Cette absence de prise en compte et de mise en valeur de ce potentiel se reflète, entre autres, dans les relations de la diaspora avec les institutions de la République ou du moins avec les autorités ayant en charge la gestion de ces institutions qui, malheureusement perçoivent la réalité uniquement du point de vue exclusif de leur propre fenêtre. C’est pourquoi, il nous semble important que le dialogue, la communication, l’écoute, la nécessaire humilité sont des valeurs à promouvoir de part et d’autre pour bâtir une confiance mutuelle et travailler ensemble pour la promotion et la défense des intérêts du Tchad et des tchadiens.


Il faut substituer à l’image de la gestion personnelle et autoritaire des différentes institutions tchadiennes, celle d’une administration inclusive,  responsable et soucieuse de l’intérêt général. Il importe tout simplement de rester conforme aux valeurs tchadiennes, garder l’indépendance d’esprit et agir avec lucidité, sincérité, transparence et bons sens, tout en développant une conscience solidaire et responsable. 


Il convient de rappeler que la situation de notre pays interpelle chacun de nous en tant que citoyen. Les acteurs politiques, les opérateurs économiques, la société civile, la diaspora…, tout le monde s’accorde à reconnaître que notre pays a besoin de la synergie d’action de tous ses enfants pour son décollage socio-économique véritable. Le bon sens nous invite à l’éveil de la conscience citoyenne responsable.


D’autre part, les mécanismes organisationnels et institutionnels doivent être mis en place pour rationaliser l’implication de la diaspora dans la vie de notre pays, en capitalisant son potentiel et en le mettant au service du développement national, notamment à travers le transfert des connaissances, du savoir-faire, des investissements…  
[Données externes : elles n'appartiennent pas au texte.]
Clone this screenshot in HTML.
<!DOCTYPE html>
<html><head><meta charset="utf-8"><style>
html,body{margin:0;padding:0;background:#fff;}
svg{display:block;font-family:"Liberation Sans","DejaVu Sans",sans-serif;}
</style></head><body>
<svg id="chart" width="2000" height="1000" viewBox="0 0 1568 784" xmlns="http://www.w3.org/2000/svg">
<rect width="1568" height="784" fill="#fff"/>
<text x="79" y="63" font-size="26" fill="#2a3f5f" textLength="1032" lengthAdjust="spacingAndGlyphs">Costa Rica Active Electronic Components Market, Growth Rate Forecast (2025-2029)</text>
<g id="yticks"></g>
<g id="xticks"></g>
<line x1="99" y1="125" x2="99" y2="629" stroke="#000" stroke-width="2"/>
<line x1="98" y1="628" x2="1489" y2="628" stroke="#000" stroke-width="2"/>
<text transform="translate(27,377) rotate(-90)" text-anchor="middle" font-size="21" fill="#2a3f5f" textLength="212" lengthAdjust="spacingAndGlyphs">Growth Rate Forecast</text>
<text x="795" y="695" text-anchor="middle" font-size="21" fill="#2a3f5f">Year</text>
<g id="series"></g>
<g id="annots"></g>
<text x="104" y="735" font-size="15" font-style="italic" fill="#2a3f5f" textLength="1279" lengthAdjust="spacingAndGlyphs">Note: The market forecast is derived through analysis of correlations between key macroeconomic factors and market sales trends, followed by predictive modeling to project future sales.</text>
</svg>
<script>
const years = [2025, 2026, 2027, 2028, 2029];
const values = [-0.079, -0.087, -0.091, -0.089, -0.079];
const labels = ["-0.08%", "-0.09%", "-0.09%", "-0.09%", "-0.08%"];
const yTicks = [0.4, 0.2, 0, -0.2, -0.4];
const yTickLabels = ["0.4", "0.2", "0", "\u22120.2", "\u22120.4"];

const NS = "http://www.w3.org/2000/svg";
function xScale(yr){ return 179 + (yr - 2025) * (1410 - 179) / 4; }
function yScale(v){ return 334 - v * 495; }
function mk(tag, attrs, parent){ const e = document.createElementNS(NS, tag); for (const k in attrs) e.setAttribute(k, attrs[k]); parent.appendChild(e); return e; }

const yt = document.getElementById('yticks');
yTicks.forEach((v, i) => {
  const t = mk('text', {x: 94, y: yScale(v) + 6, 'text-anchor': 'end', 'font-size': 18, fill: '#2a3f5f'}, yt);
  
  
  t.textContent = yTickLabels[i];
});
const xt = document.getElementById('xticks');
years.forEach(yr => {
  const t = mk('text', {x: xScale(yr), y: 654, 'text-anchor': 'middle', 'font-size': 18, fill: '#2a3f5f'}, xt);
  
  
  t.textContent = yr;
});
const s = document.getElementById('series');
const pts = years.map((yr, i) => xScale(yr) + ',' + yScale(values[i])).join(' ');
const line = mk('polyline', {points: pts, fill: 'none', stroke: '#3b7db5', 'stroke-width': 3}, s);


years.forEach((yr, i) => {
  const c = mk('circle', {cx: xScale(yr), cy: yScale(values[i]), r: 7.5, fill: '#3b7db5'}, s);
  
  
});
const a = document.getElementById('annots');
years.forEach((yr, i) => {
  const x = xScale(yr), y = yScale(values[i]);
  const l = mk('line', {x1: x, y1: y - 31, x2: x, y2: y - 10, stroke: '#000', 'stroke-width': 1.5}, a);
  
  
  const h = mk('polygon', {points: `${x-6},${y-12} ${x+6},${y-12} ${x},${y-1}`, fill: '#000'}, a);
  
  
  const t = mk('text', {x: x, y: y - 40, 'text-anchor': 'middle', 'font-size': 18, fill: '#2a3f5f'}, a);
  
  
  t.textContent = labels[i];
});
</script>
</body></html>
Par ailleurs, aujourd’hui plus qu’hier, le Tchad devrait s’appuyer véritablement sur sa diaspora pour rehausser son image et défendre ses intérêts à l’échelle locale, régionale et internationale. L’exemple de l’intégration et la valorisation des apports des diasporas chinoise et indienne par leurs États, qui sont au cœur des mutations profondes de leurs pays respectifs, doit nous rappeler en permanence cette évidence.


La diaspora constitue un capital humain considérable et d’une importance stratégique comme a su en prendre conscience le Premier Ministre indien Rajiv Gandhi à partir de 1984, qui la considère non pas comme une fuite des cerveaux, mais comme une banque de cerveaux qui accumule des intérêts et qui attend uniquement d’être retirée des pays d’accueil  pour être à nouveau investie dans les pays d’origine.


A titre illustratif, l’importance de la diaspora des pays africains se reflète par exemple dans le volume de leurs apports. Les statistiques internationales confirment que les contributions des africains de l’étranger dépassent largement l’aide publique au développement (APD). Ce qui fait de la diaspora tchadienne un atout considérable dont il faut tenir compte pour le progrès du Tchad.


Ainsi, faire de la diaspora tchadienne un acteur majeur du développement, de la réconciliation et de la paix au Tchad constitue l’un des enjeux majeurs de ce siècle pour notre pays. Cela passe par le changement de la représentation souvent négative que la plupart de nos décideurs politiques ont de la diaspora. Il est nécessaire de rompre avec les discours qui la dévalorisent en l’assimilant à une bande de donneurs de leçon, d’assistés, d’agitateurs, de mercenaires, de profiteurs, d’opposants etc. comme si les membres de la diaspora étaient des éléments nuisibles à l’avenir de leur propre pays.  


Au-delà de ce changement de mentalités, la volonté politique et sociale est vitale car cette transformation passera par celle de tous les tchadiens en général et de nos décideurs politiques en particulier ;  il ne suffit pas de changer de discours pour que la situation change. Encore faut-il que les pratiques suivent, que la méthode soit adaptée et que les moyens soient à la hauteur !


Le Tchad n’est pas condamné au sous-développement ni à des embrasements tragiques, qui n’ont cessé de créer et de raviver des haines entre tchadiens, car il a des ressources naturelles et humaines propices à sa prospérité et à sa paix. Elles ne demandent qu’à être mobilisées et mises en valeur de manière efficace, efficiente, cohérente et responsable.